=== Dataset excerpts ===
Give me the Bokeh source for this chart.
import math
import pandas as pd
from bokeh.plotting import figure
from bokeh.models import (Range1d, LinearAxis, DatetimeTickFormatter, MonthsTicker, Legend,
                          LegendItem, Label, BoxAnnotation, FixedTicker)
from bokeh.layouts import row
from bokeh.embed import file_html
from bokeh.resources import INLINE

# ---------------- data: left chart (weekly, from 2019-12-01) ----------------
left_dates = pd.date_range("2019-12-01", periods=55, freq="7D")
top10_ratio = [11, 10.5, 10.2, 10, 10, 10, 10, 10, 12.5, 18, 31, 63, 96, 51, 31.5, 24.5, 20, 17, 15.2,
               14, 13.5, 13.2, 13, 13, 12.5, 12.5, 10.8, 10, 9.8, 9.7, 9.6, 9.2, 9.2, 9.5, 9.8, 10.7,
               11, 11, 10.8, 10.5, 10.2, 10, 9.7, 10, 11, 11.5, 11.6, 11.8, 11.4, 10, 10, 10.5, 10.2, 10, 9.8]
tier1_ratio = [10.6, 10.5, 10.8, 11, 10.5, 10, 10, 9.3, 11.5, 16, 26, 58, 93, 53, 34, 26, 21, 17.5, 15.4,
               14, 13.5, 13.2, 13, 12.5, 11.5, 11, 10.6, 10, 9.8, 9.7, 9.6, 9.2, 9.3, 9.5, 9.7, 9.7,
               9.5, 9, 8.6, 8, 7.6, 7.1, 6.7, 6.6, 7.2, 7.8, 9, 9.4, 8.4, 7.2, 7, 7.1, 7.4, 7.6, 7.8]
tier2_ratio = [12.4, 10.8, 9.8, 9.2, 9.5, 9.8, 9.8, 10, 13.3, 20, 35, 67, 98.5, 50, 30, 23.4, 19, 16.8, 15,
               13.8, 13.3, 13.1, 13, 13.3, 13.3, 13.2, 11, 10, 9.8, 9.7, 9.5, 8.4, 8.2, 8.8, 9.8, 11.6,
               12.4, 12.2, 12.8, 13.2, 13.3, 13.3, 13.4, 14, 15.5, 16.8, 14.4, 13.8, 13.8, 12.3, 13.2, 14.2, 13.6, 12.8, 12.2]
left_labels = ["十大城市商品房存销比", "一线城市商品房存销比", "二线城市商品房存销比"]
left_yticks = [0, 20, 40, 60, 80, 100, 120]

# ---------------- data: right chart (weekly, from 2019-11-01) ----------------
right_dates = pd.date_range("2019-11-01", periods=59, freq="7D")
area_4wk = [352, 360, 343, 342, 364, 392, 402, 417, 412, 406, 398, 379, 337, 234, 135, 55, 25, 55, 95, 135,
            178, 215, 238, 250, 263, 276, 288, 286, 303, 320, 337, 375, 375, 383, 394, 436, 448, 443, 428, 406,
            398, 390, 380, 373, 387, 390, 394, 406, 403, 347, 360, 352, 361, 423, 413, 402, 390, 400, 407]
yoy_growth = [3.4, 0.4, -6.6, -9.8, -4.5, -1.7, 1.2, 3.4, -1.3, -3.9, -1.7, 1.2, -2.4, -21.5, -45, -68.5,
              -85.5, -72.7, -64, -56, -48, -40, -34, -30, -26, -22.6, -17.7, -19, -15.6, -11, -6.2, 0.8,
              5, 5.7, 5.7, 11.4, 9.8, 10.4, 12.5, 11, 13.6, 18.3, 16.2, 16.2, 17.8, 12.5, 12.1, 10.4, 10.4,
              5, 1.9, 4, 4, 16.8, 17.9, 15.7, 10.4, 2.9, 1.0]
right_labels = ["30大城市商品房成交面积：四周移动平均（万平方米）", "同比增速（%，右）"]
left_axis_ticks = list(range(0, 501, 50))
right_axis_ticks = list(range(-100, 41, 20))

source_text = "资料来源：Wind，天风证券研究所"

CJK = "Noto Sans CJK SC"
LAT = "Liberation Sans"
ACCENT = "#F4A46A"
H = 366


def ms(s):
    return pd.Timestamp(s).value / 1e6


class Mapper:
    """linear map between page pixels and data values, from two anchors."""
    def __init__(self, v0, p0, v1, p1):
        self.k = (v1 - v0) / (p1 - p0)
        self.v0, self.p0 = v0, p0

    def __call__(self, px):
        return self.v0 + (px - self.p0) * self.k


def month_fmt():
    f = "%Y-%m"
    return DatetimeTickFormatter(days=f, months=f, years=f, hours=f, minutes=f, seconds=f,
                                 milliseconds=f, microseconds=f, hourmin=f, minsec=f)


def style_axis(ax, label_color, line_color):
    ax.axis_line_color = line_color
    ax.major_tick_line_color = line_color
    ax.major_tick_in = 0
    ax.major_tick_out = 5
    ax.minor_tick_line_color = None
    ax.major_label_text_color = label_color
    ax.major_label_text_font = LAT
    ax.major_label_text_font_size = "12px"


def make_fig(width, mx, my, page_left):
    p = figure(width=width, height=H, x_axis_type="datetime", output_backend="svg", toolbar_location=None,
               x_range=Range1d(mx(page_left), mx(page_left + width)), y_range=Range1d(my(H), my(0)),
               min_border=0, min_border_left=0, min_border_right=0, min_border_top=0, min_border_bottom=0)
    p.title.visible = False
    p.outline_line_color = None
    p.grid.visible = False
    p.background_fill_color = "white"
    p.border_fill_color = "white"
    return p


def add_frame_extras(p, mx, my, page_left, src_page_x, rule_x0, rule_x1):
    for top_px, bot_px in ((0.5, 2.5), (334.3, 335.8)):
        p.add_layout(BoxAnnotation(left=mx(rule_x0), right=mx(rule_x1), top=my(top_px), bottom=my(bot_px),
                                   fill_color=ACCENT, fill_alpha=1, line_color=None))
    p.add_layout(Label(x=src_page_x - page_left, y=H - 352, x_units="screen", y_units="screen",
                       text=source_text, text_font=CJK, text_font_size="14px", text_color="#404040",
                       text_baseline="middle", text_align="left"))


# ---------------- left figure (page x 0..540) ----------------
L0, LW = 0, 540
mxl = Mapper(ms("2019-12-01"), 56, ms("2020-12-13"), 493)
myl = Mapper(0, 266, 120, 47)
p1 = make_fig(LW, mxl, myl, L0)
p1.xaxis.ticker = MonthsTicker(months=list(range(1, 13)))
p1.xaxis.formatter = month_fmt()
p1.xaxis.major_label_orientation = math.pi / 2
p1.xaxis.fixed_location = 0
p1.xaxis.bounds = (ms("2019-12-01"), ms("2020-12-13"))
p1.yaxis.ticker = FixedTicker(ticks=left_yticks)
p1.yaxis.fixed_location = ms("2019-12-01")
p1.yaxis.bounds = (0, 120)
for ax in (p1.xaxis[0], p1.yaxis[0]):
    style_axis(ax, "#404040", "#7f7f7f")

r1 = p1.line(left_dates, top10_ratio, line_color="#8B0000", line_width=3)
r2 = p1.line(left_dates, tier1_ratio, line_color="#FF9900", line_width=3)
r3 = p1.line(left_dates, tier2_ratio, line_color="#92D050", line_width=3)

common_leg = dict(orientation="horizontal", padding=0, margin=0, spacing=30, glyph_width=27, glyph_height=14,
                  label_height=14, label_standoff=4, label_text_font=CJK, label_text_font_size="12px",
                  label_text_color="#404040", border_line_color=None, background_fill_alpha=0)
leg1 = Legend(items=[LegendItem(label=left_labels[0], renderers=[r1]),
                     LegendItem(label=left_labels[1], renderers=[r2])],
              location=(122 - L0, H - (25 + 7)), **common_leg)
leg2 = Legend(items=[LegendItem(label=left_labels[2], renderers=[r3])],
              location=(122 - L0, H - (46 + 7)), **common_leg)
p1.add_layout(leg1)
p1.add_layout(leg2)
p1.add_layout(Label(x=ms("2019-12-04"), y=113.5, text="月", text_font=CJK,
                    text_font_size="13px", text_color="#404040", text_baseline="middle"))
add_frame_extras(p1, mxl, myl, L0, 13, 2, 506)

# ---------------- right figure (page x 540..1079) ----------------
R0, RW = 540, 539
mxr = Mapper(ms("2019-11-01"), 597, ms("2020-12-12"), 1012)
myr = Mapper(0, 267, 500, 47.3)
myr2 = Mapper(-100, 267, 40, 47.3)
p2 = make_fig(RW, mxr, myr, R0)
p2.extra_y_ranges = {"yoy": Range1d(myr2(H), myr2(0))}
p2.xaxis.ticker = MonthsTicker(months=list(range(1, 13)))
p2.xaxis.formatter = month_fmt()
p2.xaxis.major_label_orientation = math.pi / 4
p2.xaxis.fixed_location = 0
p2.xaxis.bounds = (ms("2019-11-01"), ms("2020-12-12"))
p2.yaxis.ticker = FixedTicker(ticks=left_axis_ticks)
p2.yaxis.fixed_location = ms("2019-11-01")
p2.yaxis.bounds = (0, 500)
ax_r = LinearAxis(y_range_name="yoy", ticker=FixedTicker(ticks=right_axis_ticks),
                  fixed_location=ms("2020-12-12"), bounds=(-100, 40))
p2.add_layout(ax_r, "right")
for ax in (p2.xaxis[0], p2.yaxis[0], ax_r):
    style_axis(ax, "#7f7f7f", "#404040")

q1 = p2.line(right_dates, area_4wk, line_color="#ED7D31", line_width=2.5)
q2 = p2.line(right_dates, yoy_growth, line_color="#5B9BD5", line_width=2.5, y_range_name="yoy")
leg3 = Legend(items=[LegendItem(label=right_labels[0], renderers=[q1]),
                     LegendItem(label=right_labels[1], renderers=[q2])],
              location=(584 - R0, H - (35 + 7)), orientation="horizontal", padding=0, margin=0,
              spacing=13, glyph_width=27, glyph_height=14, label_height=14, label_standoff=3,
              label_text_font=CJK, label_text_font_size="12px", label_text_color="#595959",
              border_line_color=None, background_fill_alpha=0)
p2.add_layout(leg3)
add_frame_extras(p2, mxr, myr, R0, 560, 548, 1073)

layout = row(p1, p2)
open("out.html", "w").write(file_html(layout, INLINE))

...

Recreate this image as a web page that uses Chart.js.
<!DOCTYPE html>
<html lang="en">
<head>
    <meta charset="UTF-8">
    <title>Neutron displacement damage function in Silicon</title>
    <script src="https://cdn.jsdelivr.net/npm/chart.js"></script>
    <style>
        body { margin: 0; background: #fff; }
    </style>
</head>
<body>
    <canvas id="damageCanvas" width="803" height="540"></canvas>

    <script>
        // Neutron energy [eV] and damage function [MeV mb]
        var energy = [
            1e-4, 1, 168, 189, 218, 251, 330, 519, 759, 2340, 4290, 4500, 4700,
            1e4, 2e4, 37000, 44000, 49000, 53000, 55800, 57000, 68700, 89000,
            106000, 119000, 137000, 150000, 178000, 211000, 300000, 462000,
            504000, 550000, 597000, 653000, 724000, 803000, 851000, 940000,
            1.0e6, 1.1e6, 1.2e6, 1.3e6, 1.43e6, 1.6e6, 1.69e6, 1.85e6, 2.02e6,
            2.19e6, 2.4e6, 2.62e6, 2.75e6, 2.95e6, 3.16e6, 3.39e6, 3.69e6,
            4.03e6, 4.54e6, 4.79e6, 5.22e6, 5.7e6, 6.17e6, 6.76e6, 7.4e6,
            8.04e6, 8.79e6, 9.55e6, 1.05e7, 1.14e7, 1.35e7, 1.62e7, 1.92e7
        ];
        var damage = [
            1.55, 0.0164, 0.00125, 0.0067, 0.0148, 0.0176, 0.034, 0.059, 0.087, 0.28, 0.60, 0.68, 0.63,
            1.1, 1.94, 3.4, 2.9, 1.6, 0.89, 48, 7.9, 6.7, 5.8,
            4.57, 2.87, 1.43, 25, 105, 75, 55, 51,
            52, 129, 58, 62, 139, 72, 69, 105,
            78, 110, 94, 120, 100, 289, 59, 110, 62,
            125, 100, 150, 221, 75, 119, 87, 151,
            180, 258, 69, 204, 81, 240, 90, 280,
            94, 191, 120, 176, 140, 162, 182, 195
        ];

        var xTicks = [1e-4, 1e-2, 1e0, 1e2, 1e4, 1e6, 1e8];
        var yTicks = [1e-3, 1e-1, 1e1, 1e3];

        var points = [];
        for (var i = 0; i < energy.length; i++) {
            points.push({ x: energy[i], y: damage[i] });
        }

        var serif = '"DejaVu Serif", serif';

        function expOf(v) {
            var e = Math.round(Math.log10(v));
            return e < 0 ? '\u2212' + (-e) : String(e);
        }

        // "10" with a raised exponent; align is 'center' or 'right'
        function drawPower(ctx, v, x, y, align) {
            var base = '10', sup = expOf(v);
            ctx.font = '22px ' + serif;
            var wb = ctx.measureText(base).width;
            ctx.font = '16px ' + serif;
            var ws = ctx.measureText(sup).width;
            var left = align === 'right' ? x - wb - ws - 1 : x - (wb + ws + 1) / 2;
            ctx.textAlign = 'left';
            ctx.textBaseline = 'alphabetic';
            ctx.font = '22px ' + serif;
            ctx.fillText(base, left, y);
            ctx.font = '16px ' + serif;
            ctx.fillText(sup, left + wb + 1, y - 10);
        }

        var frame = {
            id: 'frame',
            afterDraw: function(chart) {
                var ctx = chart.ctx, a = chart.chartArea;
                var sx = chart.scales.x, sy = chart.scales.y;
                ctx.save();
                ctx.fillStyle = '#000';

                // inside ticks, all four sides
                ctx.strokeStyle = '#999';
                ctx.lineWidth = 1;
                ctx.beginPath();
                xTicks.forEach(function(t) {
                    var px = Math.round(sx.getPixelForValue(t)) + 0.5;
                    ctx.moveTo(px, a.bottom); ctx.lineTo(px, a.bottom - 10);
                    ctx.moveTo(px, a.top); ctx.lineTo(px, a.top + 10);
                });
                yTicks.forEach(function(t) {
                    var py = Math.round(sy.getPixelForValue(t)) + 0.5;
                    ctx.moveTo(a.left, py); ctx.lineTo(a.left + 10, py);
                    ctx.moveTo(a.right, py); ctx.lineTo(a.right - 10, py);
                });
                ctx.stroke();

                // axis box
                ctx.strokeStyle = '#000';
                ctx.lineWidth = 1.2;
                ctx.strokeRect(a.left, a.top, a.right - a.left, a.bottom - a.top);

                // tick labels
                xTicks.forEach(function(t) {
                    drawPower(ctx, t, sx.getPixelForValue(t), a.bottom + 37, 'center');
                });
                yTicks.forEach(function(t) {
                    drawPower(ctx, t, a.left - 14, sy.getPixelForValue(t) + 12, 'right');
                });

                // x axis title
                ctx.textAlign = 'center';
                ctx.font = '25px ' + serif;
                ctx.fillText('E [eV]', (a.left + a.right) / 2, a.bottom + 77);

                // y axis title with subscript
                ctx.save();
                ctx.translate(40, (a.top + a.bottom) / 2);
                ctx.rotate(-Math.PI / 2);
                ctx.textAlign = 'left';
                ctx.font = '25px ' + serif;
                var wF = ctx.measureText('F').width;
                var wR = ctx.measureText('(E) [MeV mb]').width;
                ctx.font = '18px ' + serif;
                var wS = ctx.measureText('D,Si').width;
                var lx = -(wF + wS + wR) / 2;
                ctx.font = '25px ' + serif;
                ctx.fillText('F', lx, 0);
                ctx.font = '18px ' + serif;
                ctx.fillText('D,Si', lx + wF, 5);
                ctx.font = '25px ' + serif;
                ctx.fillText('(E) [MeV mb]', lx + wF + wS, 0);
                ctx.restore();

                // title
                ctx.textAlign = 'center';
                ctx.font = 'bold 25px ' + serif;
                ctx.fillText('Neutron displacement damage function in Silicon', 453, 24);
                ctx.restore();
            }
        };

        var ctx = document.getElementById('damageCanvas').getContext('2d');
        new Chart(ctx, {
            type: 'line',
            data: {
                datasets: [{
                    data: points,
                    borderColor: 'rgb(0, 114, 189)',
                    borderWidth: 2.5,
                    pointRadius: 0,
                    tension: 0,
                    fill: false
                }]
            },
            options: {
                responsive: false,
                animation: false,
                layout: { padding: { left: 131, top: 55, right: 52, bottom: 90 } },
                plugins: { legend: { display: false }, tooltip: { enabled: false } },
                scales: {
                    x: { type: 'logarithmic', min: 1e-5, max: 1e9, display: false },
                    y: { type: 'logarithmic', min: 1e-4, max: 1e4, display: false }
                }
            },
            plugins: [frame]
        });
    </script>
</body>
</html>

=== Aim ===
Exactly the lines from the line with "Give me the Bokeh source for this chart." to the line with "from bokeh.resources import INLINE", both included, are to be extracted, and no others.

=== Written answer ===
Give me the Bokeh source for this chart.
import math
import pandas as pd
from bokeh.plotting import figure
from bokeh.models import (Range1d, LinearAxis, DatetimeTickFormatter, MonthsTicker, Legend,
                          LegendItem, Label, BoxAnnotation, FixedTicker)
from bokeh.layouts import row
from bokeh.embed import file_html
from bokeh.resources import INLINE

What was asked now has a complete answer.